Jesus Christ said in Matthew 5:14-16: ‘Ye are the light of the world. A city that is set on an hill cannot be hid. Neither do men light a candle, and put it under a bushel, but on a candlestick; and it giveth light unto all that are in the house. Let your light so shine before men, that they may see your good works, and glorify your Father which is in heaven.’

So we see in Zechariah 4 a candlestick, and in Zechariah 5 a bushel, or basket. Remember, in Zechariah 1, the spirit of Satan and his demons made it possible that no man may lift up his head! That is, to place the light under a basket!

Those doing the work of God stood up and let their light shine before men, and lifted up Jesus Christ by placing the light on a candlestick! The Worldwide Church of God! It is to glorify God! That is why I made mention of purchasing the Ambassador Auditorium—to glorify God! To place our light on the candlestick, not under a basket!

Now remember, Satan is wicked. And Satan is cast out (Zechariah 3:2), just as those four horns are frayed and cast out (Zechariah 1:21), just as Satan is cast out of heaven (Rev. 12:9). This ephah in Zechariah 5 has wickedness cast into it! Now remember the ephah is the worldwide curse! So Satan or wickedness is cast forth into the world. And Babylon rises up!

Those of the Church who are cast out are cast out to the outer court of the Temple, to be trampled by the gentile government of Satan during the tribulation! That is the woman in the ephah—those who decided to put the light of Christ under a bushel! Into some other group! Or into their own household.

So Zechariah 5 is describing the destruction of these COG groups and their implication with helping Babylon, and the preserving of God’s Philadelphia elect, who place their light on the Philadelphia candlesticks—which is the Worldwide Church of God—rather than stifle God’s Holy Spirit by joining one of these groups who have falsely sworn by His name and who have stolen from the House of God...

Why am I in Rome? I have been sent to the nations who have spoiled this Church! And I am the only one declaring to the COG groups to REPENT AND COME OUT OF HER, and to be the Worldwide Church of God! Jesus Christ is restoring the Worldwide Church of God! Behold the Branch! Behold the Chief Cornerstone, Jesus Christ!
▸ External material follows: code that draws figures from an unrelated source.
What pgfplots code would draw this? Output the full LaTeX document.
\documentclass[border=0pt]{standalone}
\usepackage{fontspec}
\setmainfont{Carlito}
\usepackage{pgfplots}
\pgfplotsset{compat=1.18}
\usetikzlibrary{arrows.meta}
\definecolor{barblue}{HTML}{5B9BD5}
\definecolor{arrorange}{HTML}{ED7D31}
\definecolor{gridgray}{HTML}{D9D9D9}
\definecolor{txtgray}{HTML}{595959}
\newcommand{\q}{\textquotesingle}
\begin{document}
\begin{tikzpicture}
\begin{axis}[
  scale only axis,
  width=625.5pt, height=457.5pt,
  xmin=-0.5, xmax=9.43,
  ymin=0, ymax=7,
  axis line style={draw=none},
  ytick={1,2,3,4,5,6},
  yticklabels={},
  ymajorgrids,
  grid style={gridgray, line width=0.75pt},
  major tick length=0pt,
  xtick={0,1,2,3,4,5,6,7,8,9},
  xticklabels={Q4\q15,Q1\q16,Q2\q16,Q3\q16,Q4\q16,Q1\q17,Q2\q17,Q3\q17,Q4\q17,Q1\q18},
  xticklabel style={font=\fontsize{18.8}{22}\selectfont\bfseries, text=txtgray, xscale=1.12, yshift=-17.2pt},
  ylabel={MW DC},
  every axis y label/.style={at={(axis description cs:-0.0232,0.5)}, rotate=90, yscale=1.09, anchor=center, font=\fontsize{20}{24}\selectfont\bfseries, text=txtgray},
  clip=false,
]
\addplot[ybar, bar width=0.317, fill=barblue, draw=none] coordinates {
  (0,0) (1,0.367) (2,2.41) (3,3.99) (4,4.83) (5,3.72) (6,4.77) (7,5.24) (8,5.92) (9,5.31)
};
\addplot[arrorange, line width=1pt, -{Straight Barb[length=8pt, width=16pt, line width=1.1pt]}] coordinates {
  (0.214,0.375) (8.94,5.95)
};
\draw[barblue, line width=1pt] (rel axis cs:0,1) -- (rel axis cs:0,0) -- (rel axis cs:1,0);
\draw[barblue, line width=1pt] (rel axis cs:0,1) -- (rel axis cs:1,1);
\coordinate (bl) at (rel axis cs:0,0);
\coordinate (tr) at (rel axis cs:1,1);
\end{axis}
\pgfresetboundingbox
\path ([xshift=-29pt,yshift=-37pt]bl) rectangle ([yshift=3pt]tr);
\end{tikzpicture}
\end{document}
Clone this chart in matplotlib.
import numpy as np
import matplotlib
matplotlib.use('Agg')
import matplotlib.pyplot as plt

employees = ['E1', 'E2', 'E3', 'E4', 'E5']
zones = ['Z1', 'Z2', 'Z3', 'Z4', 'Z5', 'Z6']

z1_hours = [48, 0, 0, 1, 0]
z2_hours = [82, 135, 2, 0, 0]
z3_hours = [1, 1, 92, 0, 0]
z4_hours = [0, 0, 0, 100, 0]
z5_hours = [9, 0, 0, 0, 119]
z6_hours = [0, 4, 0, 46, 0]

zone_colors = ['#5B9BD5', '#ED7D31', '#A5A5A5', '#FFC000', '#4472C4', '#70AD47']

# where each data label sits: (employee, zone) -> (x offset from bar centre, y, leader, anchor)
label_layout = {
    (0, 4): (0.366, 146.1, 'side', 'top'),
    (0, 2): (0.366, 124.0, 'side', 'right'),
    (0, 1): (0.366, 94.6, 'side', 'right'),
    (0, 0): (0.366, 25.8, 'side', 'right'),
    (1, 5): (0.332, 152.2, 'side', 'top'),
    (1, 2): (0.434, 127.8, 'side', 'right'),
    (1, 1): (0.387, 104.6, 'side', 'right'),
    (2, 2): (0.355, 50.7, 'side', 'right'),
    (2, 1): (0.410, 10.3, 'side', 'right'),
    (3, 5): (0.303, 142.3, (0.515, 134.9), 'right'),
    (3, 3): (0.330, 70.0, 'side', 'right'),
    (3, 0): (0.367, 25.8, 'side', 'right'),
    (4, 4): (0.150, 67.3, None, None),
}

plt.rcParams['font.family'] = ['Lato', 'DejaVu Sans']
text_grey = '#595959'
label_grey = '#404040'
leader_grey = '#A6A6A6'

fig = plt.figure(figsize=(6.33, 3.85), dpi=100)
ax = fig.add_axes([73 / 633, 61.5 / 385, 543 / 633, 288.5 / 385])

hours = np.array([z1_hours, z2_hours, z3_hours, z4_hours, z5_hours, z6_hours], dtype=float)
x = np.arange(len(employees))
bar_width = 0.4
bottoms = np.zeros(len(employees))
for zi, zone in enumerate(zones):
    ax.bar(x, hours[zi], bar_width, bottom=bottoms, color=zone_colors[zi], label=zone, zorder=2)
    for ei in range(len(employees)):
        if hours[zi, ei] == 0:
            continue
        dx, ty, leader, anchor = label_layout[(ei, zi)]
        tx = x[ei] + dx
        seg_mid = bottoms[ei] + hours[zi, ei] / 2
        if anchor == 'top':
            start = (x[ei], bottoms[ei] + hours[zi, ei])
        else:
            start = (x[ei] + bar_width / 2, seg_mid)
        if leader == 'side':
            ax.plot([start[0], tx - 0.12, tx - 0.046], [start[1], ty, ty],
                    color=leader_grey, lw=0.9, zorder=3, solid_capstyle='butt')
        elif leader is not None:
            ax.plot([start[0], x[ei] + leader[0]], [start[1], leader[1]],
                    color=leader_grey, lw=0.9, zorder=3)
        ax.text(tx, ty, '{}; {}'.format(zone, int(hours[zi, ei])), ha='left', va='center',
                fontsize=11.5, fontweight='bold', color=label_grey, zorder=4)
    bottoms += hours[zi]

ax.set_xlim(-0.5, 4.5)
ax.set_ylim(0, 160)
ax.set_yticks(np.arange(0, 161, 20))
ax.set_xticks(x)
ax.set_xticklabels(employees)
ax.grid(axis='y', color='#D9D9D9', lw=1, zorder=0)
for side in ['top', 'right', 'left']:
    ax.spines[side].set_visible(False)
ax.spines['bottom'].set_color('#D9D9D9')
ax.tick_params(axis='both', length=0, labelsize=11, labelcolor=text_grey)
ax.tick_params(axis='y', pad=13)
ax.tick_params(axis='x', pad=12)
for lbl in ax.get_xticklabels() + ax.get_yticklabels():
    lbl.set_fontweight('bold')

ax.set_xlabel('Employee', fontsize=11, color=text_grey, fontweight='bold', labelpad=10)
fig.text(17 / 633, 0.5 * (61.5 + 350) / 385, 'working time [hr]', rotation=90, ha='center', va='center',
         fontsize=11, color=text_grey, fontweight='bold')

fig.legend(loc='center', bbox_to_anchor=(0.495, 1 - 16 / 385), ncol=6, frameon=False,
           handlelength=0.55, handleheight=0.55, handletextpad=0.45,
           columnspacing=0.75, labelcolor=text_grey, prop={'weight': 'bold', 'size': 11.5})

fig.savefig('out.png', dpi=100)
Kitchen further identifies himself with the biblical figure Sheshbazzar (whom he equates with Zerubbabel), the man tasked with returning the temple vessels and laying the foundation of God's house. He ties this neatly to his own supposed descent from Joseph of Arimathea and positions himself as the modern-day restorer:

Who is this Sheshbazzar? ... So Zerubbabel is Sheshbazzar! ... 

The ‘Kitchen’ family name is actually Hebrew. I can trace my lineage back to Joseph of Arimathea, who is the great uncle of Jesus Christ on His mother’s side. The house of HEN.

Like every good Church of God false leader before him, Kitchen wastes no time setting himself up as the latest Zerubbabel. Never has a religious movement had so many self-appointed Zerubbabels running around. Who needs just one when you can have hundreds? Clearly God is powerless without this endless parade of divinely appointed dupes.

But the revelations don't stop there. Kitchen has also been divinely commissioned to witness against the Great Whore of Babylon—the very entity he claims had Herbert W. Armstrong murdered to clear the way for the "man of sin." From his perch in Italy, the "land of the north" where the Daughter of Babylon (Rome) resides, he declares:

So now I am in Italy... The Daughter of Babylon is up in Rome. And God has sent me to this nation. Notice Zechariah 2:8-9: ‘For thus saith the Lord of hosts; After the glory hath he sent me unto the nations which spoiled you...’ This is the entire prophecy of Revelation against Mystery Babylon the Great! Who touched the saints of God? Who is drunken with the blood of the saints? Where did Paul die?

God is saying this nation spoiled the Church. Scattered them, so that our HEAD could not be lifted up and therefore surpass their vicar! That’s why Herbert W. Armstrong died! To get him out of the way so the man of Sin could stand up! But we are standing up lifting up our Head, the Chief Cornerstone, Jesus Christ...

In the grand theater of Armstrongism, Samuel Kitchen’s Italian adventure stands as a masterpiece of delusional grandeur: a self-proclaimed descendant of Jesus’ great-uncle, battling an omnipotent Satan in Rome, while single-handedly restoring the “true” Worldwide Church of God that nobody else seems to want. One can only marvel at the sheer audacity—claiming royal Hebrew blood, accusing the Catholic Church of assassinating HWA, and positioning himself as the lone voice crying “come out of her” while wandering around Europe like a budget-rate Zerubbabel on a divine sightseeing tour.

The brutal truth is this: if this is what “God’s restored work” looks like in 2026, then Herbert Armstrong didn’t just build a church—he accidentally invented the world’s most efficient lunatic factory. Congratulations, gentlemen. You’ve taken one aging narcissist’s vanity project and turned it into a clown car stuffed with dozens of competing Zerubbabels, each more unhinged than the last. The light they claim to shine so brightly doesn’t illuminate God’s truth; it merely exposes how thoroughly the whole pathetic enterprise has rotted from the head down. Keep marching, Samuel. Somewhere out there, Satan is still laughing.